WASHINGTON, D.C. (RFD NEWS) — USDA’s first full 2026/27 outlook points to tighter supplies for several major farm commodities, with higher projected prices for corn, soybeans, wheat, cotton, rice, cattle, and milk. The May WASDE sets the first new-crop baseline while planting is still underway, so weather and acreage changes can still shift the numbers.
Corn production is projected at 16.0 billion bushels, down 6 percent from last year on fewer acres and a 183-bushel trend yield. Exports are forecast at 3.2 billion bushels, down 5 percent, while ending stocks fall 185 million bushels. USDA projects the season-average corn price at $4.40 per bushel, up 25 cents.
Wheat carried one of the strongest market signals. NASS forecasts winter wheat production at 1.05 billion bushels, down 25 percent from 2025, with hard red winter wheat down 36 percent to 515 million bushels. WASDE projects all-wheat production at 1.561 billion bushels, ending stocks down 18 percent, and the season-average price at $6.50 per bushel.

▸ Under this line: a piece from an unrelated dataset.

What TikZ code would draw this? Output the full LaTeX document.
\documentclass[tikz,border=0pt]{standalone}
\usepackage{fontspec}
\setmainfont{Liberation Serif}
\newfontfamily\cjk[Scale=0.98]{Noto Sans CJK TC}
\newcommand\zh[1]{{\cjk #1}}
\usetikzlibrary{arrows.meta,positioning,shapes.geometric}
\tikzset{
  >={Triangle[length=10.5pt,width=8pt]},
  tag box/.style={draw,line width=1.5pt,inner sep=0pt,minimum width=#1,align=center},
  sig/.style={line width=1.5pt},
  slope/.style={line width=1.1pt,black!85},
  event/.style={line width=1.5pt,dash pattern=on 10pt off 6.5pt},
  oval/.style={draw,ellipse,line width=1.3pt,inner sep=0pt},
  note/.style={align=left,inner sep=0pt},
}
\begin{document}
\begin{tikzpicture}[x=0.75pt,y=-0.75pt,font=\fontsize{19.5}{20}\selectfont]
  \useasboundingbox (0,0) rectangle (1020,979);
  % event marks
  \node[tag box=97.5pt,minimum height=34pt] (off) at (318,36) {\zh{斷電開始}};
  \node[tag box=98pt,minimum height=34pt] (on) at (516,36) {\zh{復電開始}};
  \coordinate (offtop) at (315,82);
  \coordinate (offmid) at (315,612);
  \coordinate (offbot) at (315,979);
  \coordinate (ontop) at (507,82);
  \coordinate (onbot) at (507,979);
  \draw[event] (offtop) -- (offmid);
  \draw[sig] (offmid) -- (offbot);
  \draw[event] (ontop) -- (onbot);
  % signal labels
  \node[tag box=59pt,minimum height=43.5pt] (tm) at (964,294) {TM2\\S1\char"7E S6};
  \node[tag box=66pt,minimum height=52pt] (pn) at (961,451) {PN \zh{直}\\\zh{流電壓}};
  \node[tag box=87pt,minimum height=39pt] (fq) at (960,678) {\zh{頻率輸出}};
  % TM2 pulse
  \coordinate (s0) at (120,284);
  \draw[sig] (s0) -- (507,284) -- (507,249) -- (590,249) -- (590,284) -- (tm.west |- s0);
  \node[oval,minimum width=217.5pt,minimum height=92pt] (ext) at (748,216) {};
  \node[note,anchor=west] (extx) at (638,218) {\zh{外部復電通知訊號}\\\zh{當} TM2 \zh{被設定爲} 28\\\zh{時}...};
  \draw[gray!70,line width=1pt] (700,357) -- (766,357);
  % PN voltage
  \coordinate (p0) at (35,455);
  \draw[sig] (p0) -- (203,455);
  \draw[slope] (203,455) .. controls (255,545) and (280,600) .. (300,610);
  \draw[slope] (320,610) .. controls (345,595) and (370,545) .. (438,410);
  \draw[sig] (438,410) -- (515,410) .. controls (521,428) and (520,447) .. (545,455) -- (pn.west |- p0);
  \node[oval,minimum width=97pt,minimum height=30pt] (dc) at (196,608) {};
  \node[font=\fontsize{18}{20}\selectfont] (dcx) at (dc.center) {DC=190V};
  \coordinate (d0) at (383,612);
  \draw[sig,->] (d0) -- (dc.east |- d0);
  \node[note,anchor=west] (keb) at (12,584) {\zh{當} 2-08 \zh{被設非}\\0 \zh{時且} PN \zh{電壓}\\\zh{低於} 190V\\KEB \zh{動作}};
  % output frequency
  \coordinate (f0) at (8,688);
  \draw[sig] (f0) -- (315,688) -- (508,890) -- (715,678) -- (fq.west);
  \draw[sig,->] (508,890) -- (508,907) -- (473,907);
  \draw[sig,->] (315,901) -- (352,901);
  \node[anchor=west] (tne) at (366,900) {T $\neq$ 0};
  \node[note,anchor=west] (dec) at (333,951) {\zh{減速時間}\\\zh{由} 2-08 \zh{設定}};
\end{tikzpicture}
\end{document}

Soybeans look more mixed. USDA projects a 4.435 billion-bushel crop, up 173 million bushels, with crush rising to 2.750 billion bushels due to strong soybean oil demand for biofuels. Exports are projected at 1.630 billion bushels, and ending stocks fall to 310 million bushels. The season-average soybean price is forecast at $11.40 per bushel.

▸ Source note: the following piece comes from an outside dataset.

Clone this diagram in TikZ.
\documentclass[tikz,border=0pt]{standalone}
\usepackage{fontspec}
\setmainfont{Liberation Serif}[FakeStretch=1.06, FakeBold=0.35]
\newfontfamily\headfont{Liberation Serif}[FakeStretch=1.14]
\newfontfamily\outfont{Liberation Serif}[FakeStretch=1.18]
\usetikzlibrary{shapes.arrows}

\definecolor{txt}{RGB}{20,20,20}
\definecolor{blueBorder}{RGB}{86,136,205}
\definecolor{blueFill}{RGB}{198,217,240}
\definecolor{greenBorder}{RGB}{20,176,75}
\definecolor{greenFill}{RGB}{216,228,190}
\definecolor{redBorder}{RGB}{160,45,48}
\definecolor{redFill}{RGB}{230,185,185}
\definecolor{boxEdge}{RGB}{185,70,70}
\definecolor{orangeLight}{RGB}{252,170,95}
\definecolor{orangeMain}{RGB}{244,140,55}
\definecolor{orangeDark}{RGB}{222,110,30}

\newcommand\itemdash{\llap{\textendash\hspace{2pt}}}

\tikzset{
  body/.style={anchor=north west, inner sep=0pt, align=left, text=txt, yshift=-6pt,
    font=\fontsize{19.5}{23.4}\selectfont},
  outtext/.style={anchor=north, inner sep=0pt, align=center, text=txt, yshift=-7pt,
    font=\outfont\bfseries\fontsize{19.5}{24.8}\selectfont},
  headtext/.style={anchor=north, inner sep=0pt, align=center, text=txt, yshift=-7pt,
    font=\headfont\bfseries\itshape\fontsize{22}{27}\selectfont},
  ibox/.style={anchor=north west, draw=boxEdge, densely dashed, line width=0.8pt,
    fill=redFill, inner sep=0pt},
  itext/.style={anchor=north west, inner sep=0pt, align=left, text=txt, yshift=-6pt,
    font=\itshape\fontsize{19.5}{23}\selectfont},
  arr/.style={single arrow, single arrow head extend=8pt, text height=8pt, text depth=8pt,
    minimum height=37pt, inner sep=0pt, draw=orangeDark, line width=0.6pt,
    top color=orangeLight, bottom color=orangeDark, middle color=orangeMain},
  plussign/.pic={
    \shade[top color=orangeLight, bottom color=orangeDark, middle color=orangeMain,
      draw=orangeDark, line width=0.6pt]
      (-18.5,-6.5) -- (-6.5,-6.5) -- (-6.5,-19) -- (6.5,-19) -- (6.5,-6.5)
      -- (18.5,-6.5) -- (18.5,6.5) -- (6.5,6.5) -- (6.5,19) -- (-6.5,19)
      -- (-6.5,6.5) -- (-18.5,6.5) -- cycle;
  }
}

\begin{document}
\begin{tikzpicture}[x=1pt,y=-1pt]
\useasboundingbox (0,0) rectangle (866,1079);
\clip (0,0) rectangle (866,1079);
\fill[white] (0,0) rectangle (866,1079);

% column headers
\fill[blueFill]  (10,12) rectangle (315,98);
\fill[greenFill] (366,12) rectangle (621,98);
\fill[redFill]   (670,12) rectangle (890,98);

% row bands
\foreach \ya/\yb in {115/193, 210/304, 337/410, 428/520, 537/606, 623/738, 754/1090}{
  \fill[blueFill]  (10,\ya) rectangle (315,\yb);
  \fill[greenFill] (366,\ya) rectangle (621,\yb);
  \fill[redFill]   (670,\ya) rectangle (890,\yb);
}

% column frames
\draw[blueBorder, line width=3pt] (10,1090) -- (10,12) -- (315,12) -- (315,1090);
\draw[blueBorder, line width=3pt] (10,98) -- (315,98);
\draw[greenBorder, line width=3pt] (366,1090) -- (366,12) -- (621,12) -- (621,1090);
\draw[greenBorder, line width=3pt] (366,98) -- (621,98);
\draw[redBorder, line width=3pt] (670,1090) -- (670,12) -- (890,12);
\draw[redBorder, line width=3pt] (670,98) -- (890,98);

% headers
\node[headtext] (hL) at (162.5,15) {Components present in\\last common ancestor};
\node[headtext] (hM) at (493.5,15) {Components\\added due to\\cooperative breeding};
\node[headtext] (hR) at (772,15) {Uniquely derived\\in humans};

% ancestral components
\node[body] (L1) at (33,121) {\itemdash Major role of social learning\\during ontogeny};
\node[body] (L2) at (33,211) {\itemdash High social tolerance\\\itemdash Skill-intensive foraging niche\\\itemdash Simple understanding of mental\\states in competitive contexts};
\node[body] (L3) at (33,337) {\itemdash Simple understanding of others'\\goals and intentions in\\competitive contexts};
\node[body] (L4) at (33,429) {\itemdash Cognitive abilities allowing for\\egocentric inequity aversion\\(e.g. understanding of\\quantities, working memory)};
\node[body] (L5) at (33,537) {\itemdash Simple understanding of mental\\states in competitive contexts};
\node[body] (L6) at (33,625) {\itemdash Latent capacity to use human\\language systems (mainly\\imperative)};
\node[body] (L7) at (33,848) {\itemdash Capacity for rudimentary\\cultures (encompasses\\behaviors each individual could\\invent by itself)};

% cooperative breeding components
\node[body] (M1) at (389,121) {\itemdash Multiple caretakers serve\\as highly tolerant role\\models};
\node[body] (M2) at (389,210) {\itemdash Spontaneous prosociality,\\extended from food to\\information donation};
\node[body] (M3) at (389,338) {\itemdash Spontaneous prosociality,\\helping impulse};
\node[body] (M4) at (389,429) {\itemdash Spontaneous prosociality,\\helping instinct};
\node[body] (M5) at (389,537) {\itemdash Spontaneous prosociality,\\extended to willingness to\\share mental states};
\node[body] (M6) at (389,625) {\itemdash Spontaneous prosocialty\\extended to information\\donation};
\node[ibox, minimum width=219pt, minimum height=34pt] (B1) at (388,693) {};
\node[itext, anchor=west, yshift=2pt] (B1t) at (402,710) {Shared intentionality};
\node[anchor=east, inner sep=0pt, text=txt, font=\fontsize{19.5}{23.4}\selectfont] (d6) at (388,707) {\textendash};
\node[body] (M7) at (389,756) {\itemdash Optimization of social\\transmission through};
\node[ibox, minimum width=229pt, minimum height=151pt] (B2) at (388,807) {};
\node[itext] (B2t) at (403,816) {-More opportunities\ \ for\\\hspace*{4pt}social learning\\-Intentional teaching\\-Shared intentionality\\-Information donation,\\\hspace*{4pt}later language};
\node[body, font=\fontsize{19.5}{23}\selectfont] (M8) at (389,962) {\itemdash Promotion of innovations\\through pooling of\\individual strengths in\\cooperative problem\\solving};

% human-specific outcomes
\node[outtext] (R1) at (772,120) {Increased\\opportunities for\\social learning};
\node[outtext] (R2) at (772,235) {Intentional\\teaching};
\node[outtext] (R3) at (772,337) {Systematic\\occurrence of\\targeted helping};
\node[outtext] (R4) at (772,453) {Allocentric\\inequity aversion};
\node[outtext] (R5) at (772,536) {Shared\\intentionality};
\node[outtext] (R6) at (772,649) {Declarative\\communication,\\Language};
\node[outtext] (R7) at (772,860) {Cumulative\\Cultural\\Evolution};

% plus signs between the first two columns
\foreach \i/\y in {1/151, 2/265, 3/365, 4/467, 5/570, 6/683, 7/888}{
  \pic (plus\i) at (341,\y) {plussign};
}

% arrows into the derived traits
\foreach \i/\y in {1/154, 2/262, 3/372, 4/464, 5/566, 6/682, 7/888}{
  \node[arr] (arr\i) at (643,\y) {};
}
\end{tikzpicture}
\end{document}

Cotton production is projected at 13.30 million bales, down 600,000 from 2025/26, while exports rise to 12.30 million bales. Rice production is projected to be 15 percent lower at 175.2 million hundredweight, with the season-average price rising to $13.50 per hundredweight.

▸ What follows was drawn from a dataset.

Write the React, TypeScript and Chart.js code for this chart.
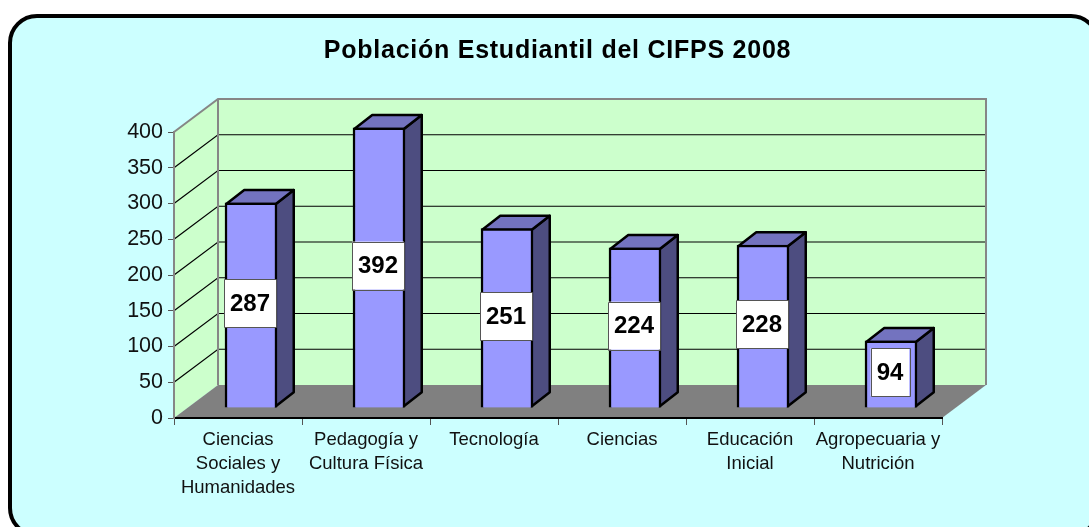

Livestock remains split. USDA lowers 2026 beef production and raises beef imports on tight cattle supplies and strong demand for lean processing beef, while pork production and exports are raised for the second half of the year.
Sugar also tightens, with beet sugar production projected at 4.722 million short tons, raw value, and harvested area at its lowest level since 2019/20.